The devastation of war culminated in 1988 in the most severe famine in Sudan’s modern history. Both sides used food as a weapon. Inflicting hunger became a key military strategy. Army commanders and government officials prevented relief supplies reaching displaced populations and constantly thwarted relief initiatives by foreign donors. In one instance, relief food donated by the European Community sat for more than two years in wagons in a railway siding in Muglad, just a few hundred yards from a refugee camp where Dinka were starving. SPLM units besieged government-held towns, where a million refugees sought refuge, attacking and intercepting relief convoys. An estimated quarter of a million southerners died in 1988 as a result of war-related famine; some three million were displaced, many of them fleeing to the slums of Khartoum.
In an attempt to prevent recurrences of mass starvation, international agencies set up a permanent relief system. Both sides in the war used it to their advantage. The government considered itself absolved from dealing with famine. ‘It is no longer a serious problem because international aid has been forthcoming,’ Sadiq told an American correspondent. The system provided a regular supply of food for the SPLM’s guerrilla army that they were routinely able to commandeer. ‘I make deals with Garang,’ an aid official explained. ‘To get 90 per cent to my people, I let him have 10 per cent. If you don’t feed the soldier, you push the soldier to rob the civilian.

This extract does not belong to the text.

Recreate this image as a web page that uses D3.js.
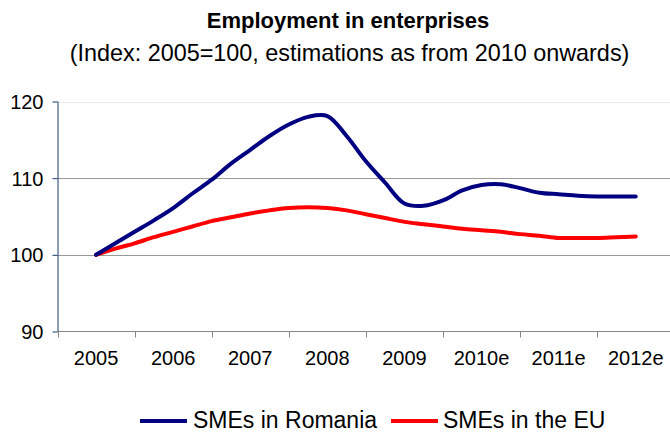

If you stopped any assistance, it would be the children who would die. It’s a vicious circle. You cannot solve it.’ Aid workers in the south quickly became cynical about their task. ‘They don’t care how many people die,’ an official remarked. ‘The lesson they have learned is that if you keep fighting, the West will keep feeding you.’
By 1989 the tide of war in the south had turned against the government. SPLM guerrillas were able to move without hindrance through much of southern Sudan; government forces were confined to garrison towns. Pressed by the army, facing massive financial difficulties, Sadiq entered into negotiations with the SPLM, agreeing to freeze the implementation of Islamic law as part of a peace process. But the concessions he was prepared to make went too far for Islamic militants. Shortly before Sadiq was scheduled to meet Garang in Addis Ababa, a group of militant officers, supported by the National Islamic Front, staged a pre-emptive coup.
The coup on 30 June 1989 not only scuppered peace negotiations with the SPLM. It placed Sudan in the hands of Islamic militants determined to impose their own brand of Islamic rule on the country. The constitution was suspended, parliament was dissolved, political parties and trade unions were banned and newspapers closed down. Leading politicians, including Sadiq al-Mahdi, were arrested, and the army officers corps was drastically purged. ‘Khartoum will never go back to being a secular capital,’ declared General Omar al-Bashir.